An R package for sensitivity analysis (konfound)

2018/04/12

knitr::opts_chunk$set(
  comment = "#>",
  collapse = TRUE
)

With Ran Xu and Ken Frank, I have worked on a Shiny interactive web application for sensitivity analysis as well as an R package for carrying out sensitivity analysis using R.

That R package is now available on CRAN! A link to the CRAN page for it is here and the website for the package is here.

Here is the description:

Statistical methods that quantify the conditions necessary to alter inferences, also known as sensitivity analysis, are becoming increasingly important to a variety of quantitative sciences. A series of recent works, including Frank (2000) and Frank et al. (2013) extend previous sensitivity analyses by considering the characteristics of omitted variables or unobserved cases that would change an inference if such variables or cases were observed. These analyses generate statements such as “an omitted variable would have to be correlated at xx with the predictor of interest (e.g., treatment) and outcome to invalidate an inference of a treatment effect”. Or “one would have to replace pp percent of the observed data with null hypothesis cases to invalidate the inference”. We implement these recent developments of sensitivity analysis and provide modules to calculate these two robustness indices and generate such statements in R. In particular, the functions konfound(), pkonfound() and mkonfound() allow users to calculate the robustness of inferences for a user’s own model, a single published study and multiple studies respectively.

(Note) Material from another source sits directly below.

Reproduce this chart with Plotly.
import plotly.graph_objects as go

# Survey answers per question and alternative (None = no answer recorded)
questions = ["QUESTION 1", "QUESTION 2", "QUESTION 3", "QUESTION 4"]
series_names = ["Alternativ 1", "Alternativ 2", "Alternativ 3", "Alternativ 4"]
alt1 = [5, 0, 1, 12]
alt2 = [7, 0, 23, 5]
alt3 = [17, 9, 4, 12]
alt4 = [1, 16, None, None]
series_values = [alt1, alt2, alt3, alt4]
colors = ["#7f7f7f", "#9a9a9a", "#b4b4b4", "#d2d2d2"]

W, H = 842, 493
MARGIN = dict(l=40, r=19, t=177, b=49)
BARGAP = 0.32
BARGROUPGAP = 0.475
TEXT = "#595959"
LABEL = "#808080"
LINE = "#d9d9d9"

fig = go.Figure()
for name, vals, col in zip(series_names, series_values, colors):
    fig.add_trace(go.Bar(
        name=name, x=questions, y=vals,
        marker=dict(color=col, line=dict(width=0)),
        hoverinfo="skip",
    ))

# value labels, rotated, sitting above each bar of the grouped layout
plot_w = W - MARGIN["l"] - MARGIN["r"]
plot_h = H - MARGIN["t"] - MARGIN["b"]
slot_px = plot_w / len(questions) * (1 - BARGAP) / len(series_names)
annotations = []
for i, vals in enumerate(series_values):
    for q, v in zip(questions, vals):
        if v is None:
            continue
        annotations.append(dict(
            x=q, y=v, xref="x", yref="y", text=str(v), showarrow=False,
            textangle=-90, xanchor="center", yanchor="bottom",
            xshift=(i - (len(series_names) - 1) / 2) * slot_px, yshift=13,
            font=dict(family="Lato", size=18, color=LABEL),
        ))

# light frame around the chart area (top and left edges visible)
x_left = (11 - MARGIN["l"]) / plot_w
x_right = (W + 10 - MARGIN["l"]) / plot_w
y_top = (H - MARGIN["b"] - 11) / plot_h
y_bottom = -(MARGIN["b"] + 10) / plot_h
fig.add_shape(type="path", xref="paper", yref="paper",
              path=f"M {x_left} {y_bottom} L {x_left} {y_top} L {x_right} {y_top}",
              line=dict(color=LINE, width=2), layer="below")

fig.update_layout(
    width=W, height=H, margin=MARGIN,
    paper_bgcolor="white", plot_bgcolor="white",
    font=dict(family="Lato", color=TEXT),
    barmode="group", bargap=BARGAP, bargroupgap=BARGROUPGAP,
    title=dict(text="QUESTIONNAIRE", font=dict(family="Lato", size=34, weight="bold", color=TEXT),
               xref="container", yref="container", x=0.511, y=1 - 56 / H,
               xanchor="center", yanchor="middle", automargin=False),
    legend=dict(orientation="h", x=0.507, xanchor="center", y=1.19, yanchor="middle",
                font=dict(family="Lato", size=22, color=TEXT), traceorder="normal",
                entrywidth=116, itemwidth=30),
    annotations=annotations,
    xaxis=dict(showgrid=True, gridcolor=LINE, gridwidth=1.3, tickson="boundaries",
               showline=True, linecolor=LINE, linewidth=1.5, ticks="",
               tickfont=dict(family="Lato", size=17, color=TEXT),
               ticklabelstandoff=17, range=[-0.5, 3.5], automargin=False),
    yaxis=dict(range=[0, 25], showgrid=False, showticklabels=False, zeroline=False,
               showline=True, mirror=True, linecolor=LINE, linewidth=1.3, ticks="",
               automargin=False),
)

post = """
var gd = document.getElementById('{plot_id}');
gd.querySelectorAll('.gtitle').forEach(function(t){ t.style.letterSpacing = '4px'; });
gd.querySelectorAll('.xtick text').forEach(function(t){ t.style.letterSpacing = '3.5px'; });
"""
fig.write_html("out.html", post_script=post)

As a super short introduction, imagine that we carried out a regression for the relationship between a car’s weight and its fuel efficiency (miles per gallon):

library(konfound)
#> Sensitivity analysis as described in Frank, Maroulis, Duong, and Kelcey (2013) and in Frank (2000).
#> For more information visit https://jmichaelrosenberg.shinyapps.io/shinykonfound/.

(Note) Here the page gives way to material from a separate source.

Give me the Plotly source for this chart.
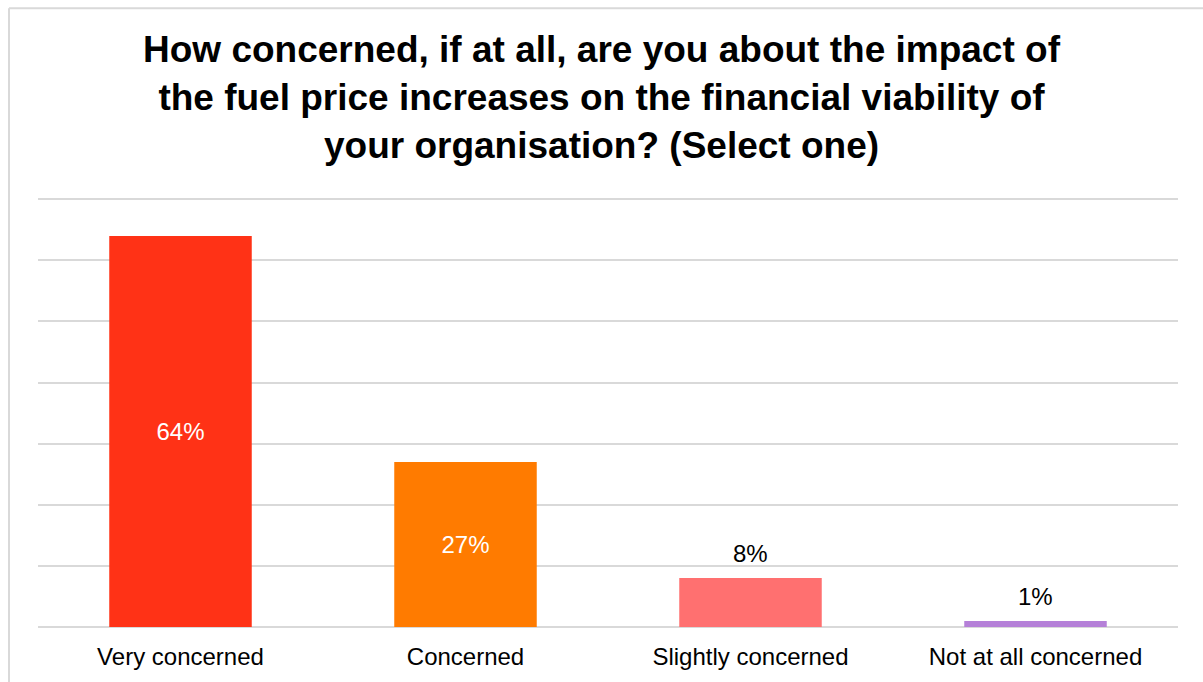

m1 <- lm(mpg ~ wt + drat, data = mtcars)
summary(m1)
#> 
#> Call:
#> lm(formula = mpg ~ wt + drat, data = mtcars)
#> 
#> Residuals:
#>     Min      1Q  Median      3Q     Max 
#> -5.4159 -2.0452  0.0136  1.7704  6.7466 
#> 
#> Coefficients:
#>             Estimate Std. Error t value Pr(>|t|)    
#> (Intercept)   30.290      7.318   4.139 0.000274 ***
#> wt            -4.783      0.797  -6.001 1.59e-06 ***
#> drat           1.442      1.459   0.989 0.330854    
#> ---
#> Signif. codes:  0 '***' 0.001 '**' 0.01 '*' 0.05 '.' 0.1 ' ' 1
#> 
#> Residual standard error: 3.047 on 29 degrees of freedom
#> Multiple R-squared:  0.7609, Adjusted R-squared:  0.7444 
#> F-statistic: 46.14 on 2 and 29 DF,  p-value: 9.761e-10

We can carry out sensitivity analysis for the effect of weight, for example, using the konfound() function on the model output:

konfound(m1, wt)
#> Note that this output is calculated based on the correlation-based approach used in mkonfound()
#> Replacement of Cases Approach:
#> To invalidate an inference, 65.969% of the estimate would have to be due to bias. This is based on a threshold of -1.628 for statistical significance (alpha = 0.05).
#> To invalidate an inference, 21 observations would have to be replaced with cases for which the effect is 0.
#> 
#> Correlation-based Approach:
#> An omitted variable would have to be correlated at 0.781 with the outcome and at 0.781 with the predictor of interest (conditioning on observed covariates) to invalidate an inference based on a threshold of -0.36 for statistical significance (alpha = 0.05).
#> Correspondingly the impact of an omitted variable (as defined in Frank 2000) must be 0.781 X 0.781 = 0.61 to invalidate an inference.
#> For more detailed output, consider setting `to_return` to table
#> To consider other predictors of interest, consider setting `test_all` to TRUE.

This (very preliminary - and just as an illustration) suggests that nearly two-thirds of the effect of the weight of a car on its miles per gallon would need to be due to bias - in the model or measures, for example - for the effect to be invalidated.

Alternatively, another way to interpret the results of this sensitivity analysis is in terms of how correlated an omitted, confounding variable (i.e., a covariate) would need to be with both the variable of interest (weight) and the outcome, and this approach suggests that such a confounding variable would nee do be correlated at about .80 with both weight and miles per gallon for the effect of weight to be invalidated.

The konfound() function works on output from lm() as well as glm() (for non-linear models) and lmer() (from the lme4 package) for mixed effects models. There are also a number of ways (besides text) to present the output. Much more on the konfound() function (and package) can be found here.